I typically try to avoid writing about early access games, but I felt like an exception needed to be made when Fancade popped up in my Google Play Store. This is an app that absolutely deserves heaps of attention and praise not only for the concept but also the execution.
Developed by indie game developer Martin Magni, probably best known for his breakout game Mekorama, Fancade is an ambitious project that is both a growing collection of simple and fun casual games and also a visual scripting platform that enables anyone to design and publish their own homemade games.
Not only does it feature a wonderfully vast collection of casual games to play and unlock in Quest mode, but there's also a ton of community-created games, with new games added daily. You also have the freedom to contribute your own games using the accessible visual scripting platform that's built right into the app and available for free.
The game building aspect of Fancade is surely intriguing, but at this point, I've focused more on just playing the games available in Quest mode. At the time of this writing, there are 25 game worlds to unlock, each with up to five different games to play to enjoy. There's a great mix of platforming, puzzles, and driving challenges that, when taken as a whole, offer the best variety of gameplay that I've ever seen in a mobile game.
I think my favorite game type to play in Quest are the Longcat puzzles developed by Magni, where you swipe to stretch the cat's body until it fills the entire play area. It's the perfect little logic puzzle that would be just as fun if it were its own simple standalone game, but here it's something to look forward to every time you unlock a new world.
Fancade is free to download and play with ads that pop up every so often. You can remove the ads, along with the timers that sometimes make you wait a few hours to unlock the next world, with a $1 in-app purchase that grants you 30 days of premium access — a more than fair price considering everything that's included here.
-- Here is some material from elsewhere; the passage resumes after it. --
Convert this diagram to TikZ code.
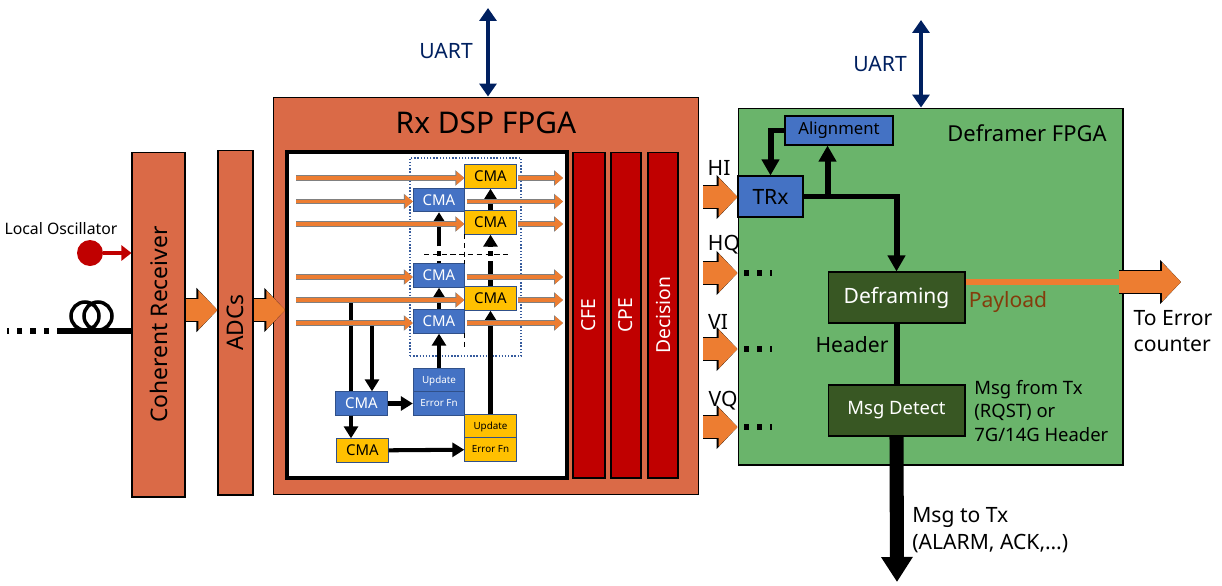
\documentclass[tikz,border=0pt]{standalone}
\usepackage{fontspec}
\setmainfont{Noto Sans}
\usepackage{xcolor}
\usetikzlibrary{arrows.meta, positioning, calc}
\definecolor{blockorange}{HTML}{DA6A47}
\definecolor{arroworange}{HTML}{ED7D31}
\definecolor{darkred}{HTML}{C00000}
\definecolor{cmablue}{HTML}{4472C4}
\definecolor{cmayellow}{HTML}{FFC000}
\definecolor{boardgreen}{HTML}{6AB46B}
\definecolor{darkgreen}{HTML}{385723}
\definecolor{navy}{HTML}{002060}
\definecolor{payload}{HTML}{843C0C}

\begin{document}
\begin{tikzpicture}[
    x=0.02cm, y=-0.02cm,
    txt/.style={inner sep=0pt, align=left, font=\fontsize{#1}{15}\selectfont},
    txtb/.style={inner sep=0pt, align=left, font=\fontsize{#1}{15}\selectfont\bfseries},
    block/.style={draw=black, line width=0.6pt, fill=#1, inner sep=0pt, align=center},
    tallblock/.style={block=blockorange, minimum height=6.9cm, font=\fontsize{13}{13}\selectfont},
    redblock/.style={block=darkred, rotate=90, minimum width=6.52cm, minimum height=#1, font=\fontsize{11}{11}\selectfont, text=white},
    cmab/.style={draw=cmablue!70!black, line width=0.5pt, fill=cmablue, inner sep=0pt, minimum width=1.03cm, minimum height=0.47cm, font=\fontsize{8.5}{9}\selectfont\bfseries, text=white},
    cmay/.style={draw=cmablue!70!black, line width=0.5pt, fill=cmayellow, inner sep=0pt, minimum width=1.03cm, minimum height=0.47cm, font=\fontsize{8.5}{9}\selectfont\bfseries, text=black},
    smallb/.style={cmab, font=\fontsize{5.6}{6}\selectfont\bfseries},
    smally/.style={cmay, font=\fontsize{5.6}{6}\selectfont\bfseries},
    greenbox/.style={block=darkgreen, minimum width=2.74cm, minimum height=1.02cm, text=white, font=\fontsize{#1}{#1}\selectfont},
    thinarrow/.style={draw=arroworange, line width=2.2pt, -{Triangle[length=0.16cm, width=0.26cm]}, preaction={draw=black!50, line width=2.9pt, -{Triangle[length=0.18cm, width=0.3cm]}}},
    bigarrow/.style={draw=arroworange, line width=12.6pt, -{Triangle[length=0.38cm, width=0.76cm]}, preaction={draw=black, line width=13.6pt, -{Triangle[length=0.42cm, width=0.86cm]}}},
    thickarrow/.style={draw=black, line width=2.3pt, -{Triangle[length=0.24cm, width=0.28cm]}},
    framearrow/.style={draw=black, line width=3.4pt, -{Triangle[length=0.32cm, width=0.34cm]}},
    uartarrow/.style={draw=navy, line width=2.3pt, {Triangle[length=0.26cm, width=0.34cm]}-{Triangle[length=0.26cm, width=0.34cm]}},
    dots/.style={draw=black, line width=3pt, dash pattern=on 3pt off 4.5pt},
]
    \useasboundingbox (0,0) rectangle (1222,585);

    % Front end
    \node[tallblock, minimum width=1.06cm] (coherent) at (158.5,324.5) {\rotatebox{90}{Coherent Receiver}};
    \node[tallblock, minimum width=0.7cm] (adcs) at (235.5,322.5) {\rotatebox{90}{ADCs}};
    \node[circle, fill=darkred, minimum size=0.52cm, inner sep=0pt] (osc) at (90,253) {};
    \node[txt=9] (osclabel) at (61,229) {Local Oscillator};
    \coordinate (fiberend) at (62,331);
    \coordinate (fiberstart) at (7,331);
    \draw[draw=darkred, line width=2.6pt, -{Triangle[length=0.2cm, width=0.3cm]}] (osc) -- (osc -| coherent.west);
    \draw[line width=3.4pt] (fiberend) -- (fiberend -| coherent.west);
    \draw[dots] (fiberend) -- (fiberstart);
    \draw[line width=2pt] (85,316) circle[radius=14] (98,316) circle[radius=14];

    % Rx DSP board
    \node[block=blockorange, minimum width=8.52cm, minimum height=7.96cm] (rxdsp) at (486,296) {};
    \node[txtb=17] (rxtitle) at (486,123) {Rx DSP FPGA};
    \node[draw=black, line width=2pt, fill=white, minimum width=5.6cm, minimum height=6.52cm, inner sep=0pt] (inner) at (427,315) {};
    \node[redblock=0.64cm] (cfe) at (589,315) {CFE};
    \node[redblock=0.6cm] (cpe) at (626,315) {CPE};
    \node[redblock=0.6cm] (decision) at (663,315) {Decision};
    \coordinate (adcin) at (0,310);
    \draw[bigarrow] (coherent.east |- adcin) -- (adcs.west |- adcin);
    \draw[bigarrow] (adcs.east |- adcin) -- (inner.west |- adcin);

    % Equaliser stages
    \node[draw=cmablue!80!black, densely dotted, line width=0.8pt, minimum width=2.22cm, minimum height=3.96cm, inner sep=0pt] (stages) at (465.5,257) {};
    \node[cmay] (cy1) at (490.5,176.5) {CMA};
    \node[cmab] (cb1) at (439,200) {CMA};
    \node[cmay] (cy2) at (490.5,222.5) {CMA};
    \node[cmab] (cb2) at (439,275.5) {CMA};
    \node[cmay] (cy3) at (490.5,298.5) {CMA};
    \node[cmab] (cb3) at (439,321.5) {CMA};
    \node[smallb] (updb) at (439,380.5) {Update};
    \node[smallb] (errb) at (439,403.5) {Error Fn};
    \node[smally] (updy) at (490.5,426.5) {Update};
    \node[smally] (erry) at (490.5,449.5) {Error Fn};
    \node[cmab] (cmaleftb) at (361.5,403.5) {CMA};
    \node[cmay] (cmalefty) at (362.5,450.5) {CMA};

    % Dashed separators
    \draw[densely dashed, line width=0.5pt] (424,254) -- (510,254);
    \draw[densely dashed, line width=0.5pt] (464.5,234) -- (464.5,264);
    \draw[densely dashed, line width=0.5pt] (464.5,333) -- (464.5,350);

    % Tap lines and feedback
    \coordinate (tapa) at (351,299);
    \coordinate (tapb) at (372,323);
    \draw[line width=2.3pt] (tapa) -- (tapa |- cmaleftb.north);
    \draw[thickarrow] (tapb) -- (tapb |- cmaleftb.north);
    \draw[thickarrow] (tapa |- cmaleftb.south) -- (tapa |- cmalefty.north);
    \draw[thickarrow] (cmaleftb) -- (errb);
    \draw[thickarrow] (cmalefty) -- (erry);
    \draw[thickarrow] (updb) -- (cb3);
    \draw[thickarrow] (cb3) -- (cb2);
    \draw[thickarrow, dash pattern=on 0.04cm off 0.1cm on 0.1cm off 0.1cm on 2cm] (cb2) -- (cb1);
    \draw[thickarrow] (updy) -- (cy3);
    \draw[thickarrow, dash pattern=on 0.5cm off 0.1cm on 0.1cm off 0.1cm on 2cm] (cy3) -- (cy2);
    \draw[thickarrow] (cy2) -- (cy1);

    % Orange signal lines
    \coordinate (linestart) at (296,0);
    \coordinate (lineend) at (563,0);
    \foreach \tgt in {cy1, cb1, cy2, cb2, cy3, cb3} {
        \coordinate (tin) at ([yshift=-0.03cm]\tgt.west);
        \coordinate (tout) at ([xshift=0.03cm, yshift=-0.03cm]\tgt.east);
        \draw[thinarrow] (tin -| linestart) -- (tin);
        \draw[thinarrow] (tout) -- (tout -| lineend);
    }

    % UART links
    \coordinate (uartl) at (488,8);
    \coordinate (uartr) at (921,20);
    \draw[uartarrow] (uartl) -- (uartl |- rxdsp.north);
    \node[txtb=12, text=navy] (uartltext) at (446,51) {UART};

    % Deframer board
    \node[block=boardgreen, minimum width=7.7cm, minimum height=7.14cm] (deframer) at (930.5,286.5) {};
    \draw[uartarrow] (uartr) -- (uartr |- deframer.north);
    \node[txtb=12, text=navy] (uartrtext) at (880,64) {UART};
    \node[txtb=12.5] (deftitle) at (1027,133) {Deframer FPGA};
    \node[block=cmablue, minimum width=2.16cm, minimum height=0.58cm, font=\fontsize{9.5}{9.5}\selectfont] (align) at (839,130.5) {Alignment};
    \node[block=cmablue, minimum width=1.3cm, minimum height=0.82cm, font=\fontsize{12}{12}\selectfont] (trx) at (770.5,196.5) {TRx};
    \node[greenbox=12] (deframing) at (896.5,297.5) {Deframing};
    \node[greenbox=10.5] (msgdetect) at (896.5,410.5) {Msg Detect};
    \draw[framearrow] (align.west) -| (trx.north);
    \draw[framearrow] (trx.east) -| (deframing.north);
    \coordinate (branch) at ($(trx.east)+(24,0)$);
    \draw[framearrow] (branch) -- (branch |- align.south);
    \draw[line width=3.4pt] (deframing) -- (msgdetect);
    \coordinate (msgend) at (897,582);
    \draw[draw=black, line width=8pt, -{Triangle[length=0.5cm, width=0.6cm]}] (msgdetect.south) -- (msgend);

    % Payload path
    \coordinate (payy) at (0,282);
    \coordinate (errstart) at (1119,282);
    \coordinate (errend) at (1181,282);
    \draw[draw=arroworange, line width=3.2pt] (deframing.east |- payy) -- (errstart);
    \draw[bigarrow] (errstart) -- (errend);
    \node[txt=12, text=payload] (paytext) at (1008,302) {Payload};
    \node[txt=12] (errtext) at (1173,331) {To Error\\counter};
    \node[txt=12] (headtext) at (852,345) {Header};
    \node[txt=10.5, font=\fontsize{10.5}{13.6}\selectfont, anchor=west] (msgtext) at (974,411) {Msg from Tx\\(RQST) or\\7G/14G Header};
    \node[txt=12, anchor=west] (totext) at (912,530) {Msg to Tx\\(ALARM, ACK,…)};

    % Channel inputs
    \foreach \nm/\lx/\ly/\ay in {HI/719/168/197, HQ/724/245/273, VI/718/322/349, VQ/723/401/427} {
        \node[txt=12] (lab\nm) at (\lx,\ly) {\nm};
        \coordinate (chan) at (703,\ay);
        \draw[bigarrow] (chan) -- (chan -| deframer.west);
    }
    \foreach \ay in {273, 349, 427} {
        \coordinate (chan) at (744,\ay);
        \draw[dots] (chan) -- ++(28,0);
    }
\end{tikzpicture}
\end{document}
I've yet to fully dive into the game-building aspect yet because there is a lot to learn, especially for folks like me with no game developing experience. Fortunately, Magni and friends have a nice collection of tutorial videos on YouTube that I'm actually excited to work my way through. There's also a bustling Discord community where you can get help and feedback on your projects.
According to the Fancade press kit, Fancade has been been in the works since 2017 and should see its proper release sometime in early 2020, but you should be able to access the beta version from the Google Play Store already. If not, keep this game on your radar for when it officially goes live.